Cultivating long-term client relationships
by Jim Blaschke
Appreciating your clients’ worth can ensure and enhance long-lasting business relationships.
MANY PEOPLE WOULD AGREE with the statement, “Doing a good job is the best marketing.” Today, however, doing a good job only fulfills the minimum of client expectations and is really only the beginning when you consider the potential gain for your firm from a business relationship. Alternatively, the goal of any organization should be to exceed the client's expectation and build real value in each key relationship—worth that is created in the relationship via the continuous value deposits that the project manager has provided for the client.

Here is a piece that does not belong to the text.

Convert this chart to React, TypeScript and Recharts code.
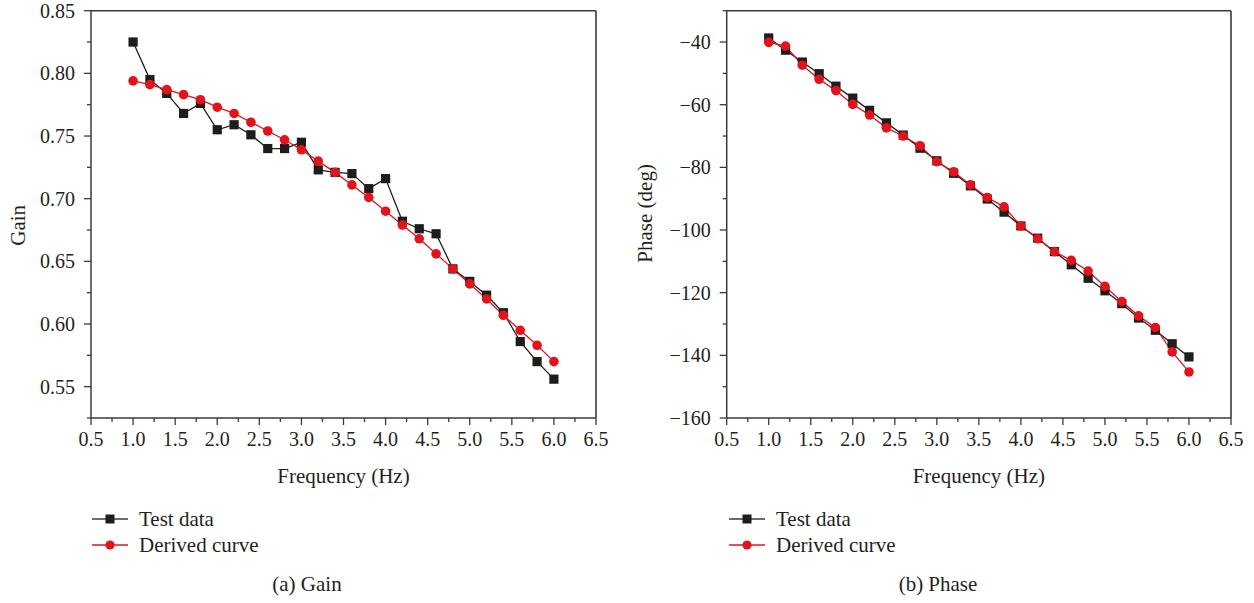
import React from 'react';
import { LineChart, Line, XAxis, YAxis, ReferenceLine } from 'recharts';

const freq = [1.0, 1.2, 1.4, 1.6, 1.8, 2.0, 2.2, 2.4, 2.6, 2.8, 3.0, 3.2, 3.4, 3.6, 3.8, 4.0, 4.2, 4.4, 4.6, 4.8, 5.0, 5.2, 5.4, 5.6, 5.8, 6.0];
const gainTest = [0.825, 0.795, 0.784, 0.768, 0.776, 0.755, 0.759, 0.751, 0.740, 0.740, 0.745, 0.723, 0.721, 0.720, 0.708, 0.716, 0.682, 0.676, 0.672, 0.644, 0.634, 0.623, 0.609, 0.586, 0.570, 0.556];
const gainDerived = [0.794, 0.791, 0.787, 0.783, 0.779, 0.773, 0.768, 0.761, 0.754, 0.747, 0.739, 0.730, 0.721, 0.711, 0.701, 0.690, 0.679, 0.668, 0.656, 0.644, 0.632, 0.620, 0.607, 0.595, 0.583, 0.570];
const phaseTest = [-38.7, -42.6, -46.4, -50.1, -54.1, -57.9, -61.8, -65.8, -69.7, -73.9, -77.9, -81.9, -85.9, -90.1, -94.3, -98.7, -102.6, -106.9, -111.1, -115.4, -119.4, -123.5, -128.1, -132.0, -136.3, -140.5];
const phaseDerived = [-40.1, -41.3, -47.4, -51.9, -55.5, -59.9, -63.3, -67.4, -70.0, -73.1, -78.2, -81.4, -85.6, -89.6, -92.6, -98.7, -102.8, -106.9, -109.7, -113.1, -118.0, -122.8, -127.4, -131.1, -138.9, -145.3];

const xTicks = [0.5, 0.75, 1.0, 1.25, 1.5, 1.75, 2.0, 2.25, 2.5, 2.75, 3.0, 3.25, 3.5, 3.75, 4.0, 4.25, 4.5, 4.75, 5.0, 5.25, 5.5, 5.75, 6.0, 6.25, 6.5];
const gainTicks = [0.525, 0.55, 0.575, 0.6, 0.625, 0.65, 0.675, 0.7, 0.725, 0.75, 0.775, 0.8, 0.825, 0.85];
const phaseTicks = [-160, -150, -140, -130, -120, -110, -100, -90, -80, -70, -60, -50, -40, -30];

const legendLabels = ['Test data', 'Derived curve'];
const captions = ['(a) Gain', '(b) Phase'];

const gainData = freq.map((f, i) => ({ f, test: gainTest[i], derived: gainDerived[i] }));
const phaseData = freq.map((f, i) => ({ f, test: phaseTest[i], derived: phaseDerived[i] }));

const FONT = '"Liberation Serif", "Times New Roman", serif';
const TEXT = '#231f20';
const AXIS = '#3a3a3a';
const BLACK = '#1d1d1b';
const RED = '#e3131c';
const FS = 20;
const FS_T = 21;

const CH_W = 627;
const CH_H = 500;
const M_TOP = 10.7;
const M_BOTTOM = 20;
const X_AXIS_H = 62;

const isMajor = (v: number, step: number) => Math.abs(v / step - Math.round(v / step)) < 1e-6;

const makeXTick = () => (props: any) => {
  const { x, y, payload } = props;
  const major = isMajor(payload.value, 0.5);
  return (
    <g>
      <line x1={x} x2={x} y1={y} y2={y + (major ? 7 : 4)} stroke={AXIS} strokeWidth={1.3} />
      {major && (
        <text x={x} y={y + 28} textAnchor="middle" fontFamily={FONT} fontSize={FS} fill={TEXT}>
          {Number(payload.value).toFixed(1)}
        </text>
      )}
    </g>
  );
};

const makeYTick = (step: number, fmt: (v: number) => string) => (props: any) => {
  const { x, y, payload } = props;
  const major = isMajor(payload.value, step);
  return (
    <g>
      <line x1={x} x2={x - (major ? 7 : 4)} y1={y} y2={y} stroke={AXIS} strokeWidth={1.3} />
      {major && (
        <text x={x - 16} y={y + 7} textAnchor="end" fontFamily={FONT} fontSize={FS} fill={TEXT}>
          {fmt(payload.value)}
        </text>
      )}
    </g>
  );
};

const SquareDot = (props: any) => {
  const { cx, cy, index } = props;
  if (cx == null || cy == null) return <g key={`s${index}`} />;
  return <rect key={`s${index}`} x={cx - 4.6} y={cy - 4.6} width={9.2} height={9.2} fill={BLACK} />;
};

const CircleDot = (props: any) => {
  const { cx, cy, index } = props;
  if (cx == null || cy == null) return <g key={`c${index}`} />;
  return <circle key={`c${index}`} cx={cx} cy={cy} r={4.8} fill={RED} />;
};

const xLabel = (p: any) => {
  const vb = p.viewBox;
  return (
    <text x={vb.x + vb.width / 2} y={vb.y + 65} textAnchor="middle" fontFamily={FONT} fontSize={FS_T} fill={TEXT}>
      Frequency (Hz)
    </text>
  );
};

const yLabel = (text: string, dx: number, dy: number) => (p: any) => {
  const vb = p.viewBox;
  const cx = dx;
  const cy = vb.y + vb.height / 2 + dy;
  return (
    <text x={cx} y={cy} transform={`rotate(-90 ${cx} ${cy})`} textAnchor="middle" dominantBaseline="central" fontFamily={FONT} fontSize={FS_T} fill={TEXT}>
      {text}
    </text>
  );
};

type PanelProps = {
  data: any[];
  yDomain: [number, number];
  yTicks: number[];
  yStep: number;
  yFmt: (v: number) => string;
  yTitle: string;
  yTitleDy: number;
  yAxisWidth: number;
  marginRight: number;
};

const Panel = ({ data, yDomain, yTicks, yStep, yFmt, yTitle, yTitleDy, yAxisWidth, marginRight }: PanelProps) => (
  <div style={{ position: 'relative', width: CH_W, height: CH_H }}>
    <LineChart width={CH_W} height={CH_H} data={data} margin={{ top: M_TOP, right: marginRight, left: 0, bottom: M_BOTTOM }}>
      <XAxis
        dataKey="f"
        type="number"
        domain={[0.5, 6.5]}
        ticks={xTicks}
        interval={0}
        height={X_AXIS_H}
        tickSize={0}
        tickMargin={0}
        tickLine={false}
        axisLine={{ stroke: AXIS, strokeWidth: 1.5 }}
        tick={makeXTick()}
        label={{ content: xLabel }}
      />
      <YAxis
        type="number"
        domain={yDomain}
        ticks={yTicks}
        interval={0}
        width={yAxisWidth}
        tickSize={0}
        tickMargin={0}
        tickLine={false}
        allowDataOverflow
        axisLine={{ stroke: AXIS, strokeWidth: 1.5 }}
        tick={makeYTick(yStep, yFmt)}
        label={{ content: yLabel(yTitle, 18, yTitleDy) }}
      />
      <ReferenceLine y={yDomain[1]} stroke={AXIS} strokeWidth={1.6} ifOverflow="visible" />
      <ReferenceLine x={6.5} stroke={AXIS} strokeWidth={1.6} ifOverflow="visible" />
      <Line type="linear" dataKey="test" stroke={BLACK} strokeWidth={1.3} dot={SquareDot} activeDot={false} isAnimationActive={false} />
      <Line type="linear" dataKey="derived" stroke={RED} strokeWidth={1.3} dot={CircleDot} activeDot={false} isAnimationActive={false} />
    </LineChart>
  </div>
);

const LegendBlock = ({ left }: { left: number }) => (
  <div style={{ position: 'absolute', left, top: 506, width: 300, height: 60 }}>
    {legendLabels.map((lab, i) => (
      <div key={lab} style={{ position: 'absolute', left: 0, top: i * 25.5, height: 26, display: 'flex', alignItems: 'center' }}>
        <svg width={36} height={26} style={{ display: 'block' }}>
          <line x1={0} x2={36} y1={13} y2={13} stroke={i === 0 ? '#3d3d3d' : RED} strokeWidth={1.6} />
          {i === 0 ? <rect x={13.5} y={8.5} width={9} height={9} fill={BLACK} /> : <circle cx={18} cy={13} r={4.6} fill={RED} />}
        </svg>
        <span style={{ marginLeft: 11, fontFamily: FONT, fontSize: FS_T, color: TEXT, lineHeight: '26px', whiteSpace: 'nowrap' }}>{lab}</span>
      </div>
    ))}
  </div>
);

export default function App() {
  return (
    <div style={{ position: 'absolute', left: 0, top: 0, width: 1254, height: 603, background: '#fff', overflow: 'hidden' }}>
      <div style={{ position: 'absolute', left: 0, top: 0 }}>
        <Panel
          data={gainData}
          yDomain={[0.525, 0.85]}
          yTicks={gainTicks}
          yStep={0.05}
          yFmt={(v) => v.toFixed(2)}
          yTitle="Gain"
          yTitleDy={11}
          yAxisWidth={91}
          marginRight={31}
        />
      </div>
      <div style={{ position: 'absolute', left: 627, top: 0 }}>
        <Panel
          data={phaseData}
          yDomain={[-160, -30]}
          yTicks={phaseTicks}
          yStep={20}
          yFmt={(v) => (v < 0 ? '\u2212' + Math.abs(v) : String(v))}
          yTitle="Phase (deg)"
          yTitleDy={-1}
          yAxisWidth={99.7}
          marginRight={23}
        />
      </div>
      <LegendBlock left={92} />
      <LegendBlock left={729} />
      <div style={{ position: 'absolute', left: 307, top: 584, transform: 'translate(-50%, -50%)', fontFamily: FONT, fontSize: FS_T, color: TEXT, whiteSpace: 'nowrap' }}>{captions[0]}</div>
      <div style={{ position: 'absolute', left: 938, top: 584, transform: 'translate(-50%, -50%)', fontFamily: FONT, fontSize: FS_T, color: TEXT, whiteSpace: 'nowrap' }}>{captions[1]}</div>
    </div>
  );
}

Why this ongoing investment? What is imperative for both the project manager and the firm's management to understand is that the nature of the relationship struck between project manager and client is central to the creation of future value for the firm. Executives who take a narrow view of the role of the project manager in the building of long-term business relationships will limit their own success as well as that of their firms, perhaps even forfeiting many potential opportunities to build sustaining future business. Most firms consider their highest recognition to be not the number of awards won or the firm's growth over time, but rather the generation of repeat work as the true indicator of success. It is this repeat work that is largely dependent upon the skills and actions of the project manager.
Specifically, the project manager should no longer be viewed simply as taskmaster of a specific project; the project manager's role is far too important to your business to be pigeonholed as such. The longest, ongoing relationship that any firm has with a client is sustained through the actions, skills, and talents of the project manager. While a sales presentation by account executives to the client may last an hour, or a design team may take six to 12 weeks to roll out plans for a job, implementation of the project manager's plans may well last a year or more.
This long-term client involvement can be viewed as a job, or as an adventure in building something much larger than an acceptable project conclusion. In business, relationships (R) are based on trust (T), value (V), and dialogue (D). (See sidebar, “The Relationship Equation.”) The project manager provides the sustaining influence in the maintenance of these three relationship elements, thereby influencing the long-term viability of the business relationship. It is in the implementation of the nitty-gritty that the relationship is tested and strengthened. That the devil lurks within the details is a truism, and it is the project manager who handles these details. Therefore, it is crucial that project managers have the necessary relationship management skills and acumen to foster long-term business relations.
Jim Blaschke is CEO and managing partner of Archer Consulting in Gloucester, Mass., a leadership, organization, and business development firm.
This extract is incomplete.